Banks tend to lag behind other industries in adopting new technologies, and cloud is no exception. Fears over data security and regulatory concerns have hobbled their progress. But they are learning their lessons from other industries – and also by their mistakes! Card processing and online banking have moved towards cloud services, and others will follow fast.
Motives for banks moving across to cloud differ, but the pressure to cut costs and get to market faster are the major factors and is responsible for the dramatic growth in cloud adoption in the financial sector.
Increased IT costs and under used hardware are one of the major issues facing financial institutions. Gartner believes that by 2016, budgets will drive over 60 per cent of banks globally to process many of their transactions in the cloud. Many financial institutions have large legacy systems, which they continue to run at great expense, worried about the risk of transferring operations and data. Via a hybrid cloud move they can scale up operations accordingly, without adding software, hardware or manpower costs.
Making it fit
Banks have a fundamental question they have to ask before they can join the cloud. Basically, which business functions are actually suitable to migrate to a cloud environment? Sounds simple, but this is not always easy to answer. It’s paramount to have a reliable data back up and recovery system in place that will ensure business continuity and secure data if a disaster happens.
It is true that when you put data in the cloud you are entrusting a service provider rather than just your own staff. This is a big sticking point for many financial institutions. Hybrid is one answer. But each organisation must look carefully at its disaster recovery strategy. Disaster Recovery as a Service (DRaaS) may be the best solution. This is the replication and hosting of physical or virtual services by a third party should a disaster happen, be it a hack or natural disaster. Quorum, for example, recently became the first solution of its type to be certified PCI compliant, removing yet another barrier to cloud backup adoption.
Finance is a compliance driven industry that is audited regularly so the ability to prove your disaster recovery solution is critical. In the same breath, the ability to have offsite copies of your data is also an important requirement. With a PCI compliant cloud solution, financial institutions have the security and assurance they need. So, if their site does have a disaster, they are ready and able to operate out of the cloud straight away.
When an organisation works with a cloud provider, it should always check the provider’s security protocols. In the cloud, encryption is the industry standard.

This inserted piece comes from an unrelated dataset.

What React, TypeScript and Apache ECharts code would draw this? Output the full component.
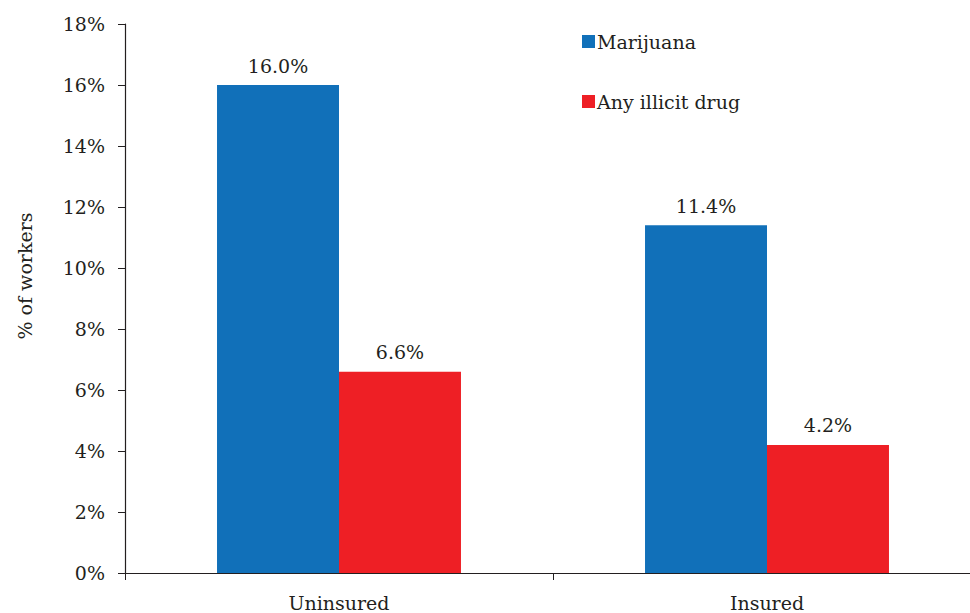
import React, { useEffect, useRef } from "react";
import * as echarts from "echarts";

const categories = ["Uninsured", "Insured"];
const marijuana = [16.0, 11.4];
const anyIllicitDrug = [6.6, 4.2];
const yTicks = { min: 0, max: 18, interval: 2 };

const FONT = "DejaVu Serif";
const TEXT = "#231F20";
const SIZE = 19;

export default function App() {
  const ref = useRef<HTMLDivElement>(null);

  useEffect(() => {
    if (!ref.current) return;
    const chart = echarts.init(ref.current, undefined, { renderer: "svg" });
    const label = {
      show: true,
      position: "top" as const,
      distance: 10,
      fontFamily: FONT,
      fontSize: SIZE,
      color: TEXT,
      formatter: (p: any) => `${Number(p.value).toFixed(1)}%`,
    };
    chart.setOption({
      animation: false,
      backgroundColor: "#fff",
      textStyle: { fontFamily: FONT },
      // the plot runs a little past the visible right edge
      grid: { left: 125, right: 0, top: 24, bottom: 40, containLabel: false },
      legend: {
        orient: "vertical",
        left: 577,
        top: 27,
        itemWidth: 13,
        itemHeight: 13,
        itemGap: 41,
        icon: "rect",
        textStyle: { fontFamily: FONT, fontSize: SIZE, color: TEXT, padding: [0, 0, 0, -3] },
        data: ["Marijuana", "Any illicit drug"],
      },
      xAxis: {
        type: "category",
        data: categories,
        axisLine: { lineStyle: { color: "#231F20", width: 1.2 } },
        axisTick: { show: true, length: 7, lineStyle: { color: "#231F20" } },
        axisLabel: { fontFamily: FONT, fontSize: SIZE, color: TEXT, margin: 20 },
      },
      yAxis: {
        type: "value",
        min: yTicks.min,
        max: yTicks.max,
        interval: yTicks.interval,
        axisLine: { show: true, lineStyle: { color: "#231F20", width: 1.2 } },
        axisTick: { show: true, length: 7, lineStyle: { color: "#231F20" } },
        splitLine: { show: false },
        axisLabel: {
          fontFamily: FONT,
          fontSize: SIZE,
          color: TEXT,
          margin: 20,
          formatter: (v: number) => `${v}%`,
        },
      },
      graphic: [
        {
          type: "text",
          x: 15,
          y: 276,
          rotation: Math.PI / 2,
          style: {
            text: "% of workers",
            fontFamily: FONT,
            fontSize: SIZE,
            fill: TEXT,
            align: "center",
            verticalAlign: "top",
          },
        },
      ],
      series: [
        {
          name: "Marijuana",
          type: "bar",
          data: marijuana,
          barGap: "0%",
          barCategoryGap: "43%",
          itemStyle: { color: "#1170B9" },
          label,
        },
        {
          name: "Any illicit drug",
          type: "bar",
          data: anyIllicitDrug,
          itemStyle: { color: "#EE1F25" },
          label,
        },
      ],
    });
    return () => chart.dispose();
  }, []);

  return (
    <div
      style={{
        position: "fixed",
        left: 0,
        top: 0,
        width: 970,
        height: 613,
        overflow: "hidden",
        background: "#fff",
      }}
    >
      <div ref={ref} style={{ width: 981, height: 613 }} />
    </div>
  );
}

Data must be encrypted when stored in the cloud and when being accessed by the user. Data is kept safe this way, and can travel between an on-site device and cloud backup securely via an SSL tunnel. This enables the IT team to focus on the organisation’s in-house system security and optimise overall performance.
It goes without saying that you should choose a provider carefully. There are so many options on the market, all vying for your business. Not everyone has the expertise, software options, or regulatory compliance background to handle your security appropriately. As the old adage goes, it is no use trying to shut the stable door when the horse has already bolted. The same goes for data security.
Way forward
Regulators will start to change the goal posts as they gain a greater understanding of cloud, opening up the market rapidly. In July last year, for example, the Dutch banking regulator De Nederlandsche Bank (DNB) approved the use of the Amazon Web Services (AWS) for financial operations, including credit risk analysis, mobile apps and retail banking platforms.
There are numerous cloud models out there, and they will continue to evolve. But the hybrid model offers banks the opportunity to get on the cloud now, benefiting from scalability, flexibility and on-demand scalability, whilst at the same time addressing the compliance and regulatory issues so vital in their sector. Reducing the capital and operation expenditure on an IT infrastructure in the increasingly competitive financial world has got to be a smart move.